Building People, Not Just Process
For David Moncur, our CEO, Moncur University has been a long-held dream years in the making. Not because it's a nice-to-have perk, but because he's always believed that what makes Moncur special shouldn't live only in the heads of a few highly experienced people. That kind of institutional knowledge should be accessible to everyone.
"It's been my dream for many years to have a Moncur University, so realizing that dream is wonderful for building out the vision I have for our agency," David explains. "What other agency has training with actually valuable, meaningful, career-growth-impacting content? Probably none, or at least very few."

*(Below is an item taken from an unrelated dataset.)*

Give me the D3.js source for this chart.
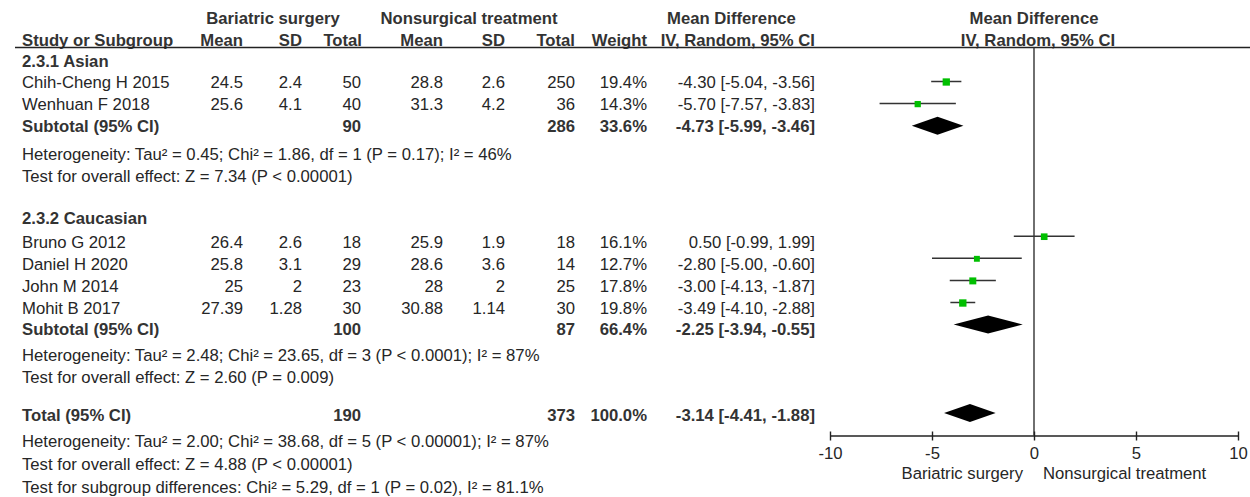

Yes, this serves Moncur's interests—a stronger team means better work, which means better outcomes for clients. But David sees it as something more: "We're investing in our teammates and fellow humans, helping them get better at what they do. Sure, I hope they apply it here at Moncur, but even more importantly I'm happy to give them the gift of professional development that will serve them throughout their careers."
That's the bet we're making. Not just on process, but on people.
We brought Moncur University to life during our recent all-team onsite, dubbed “Welcome Week” and branded with collegiate style to emphasize the excitement around this new initiative. It felt right to launch something this significant face-to-face, not through a Zoom link.
Turning Values Into Infrastructure
Your values—growth, integrity, collaboration, innovation—don't have to be hollow. But it takes more than a statement on the website or in the brand book to make it real. It takes systems, investment, and a willingness to codify what you know instead of hoarding it.
The question for any organization: what would it look like to turn your values into infrastructure?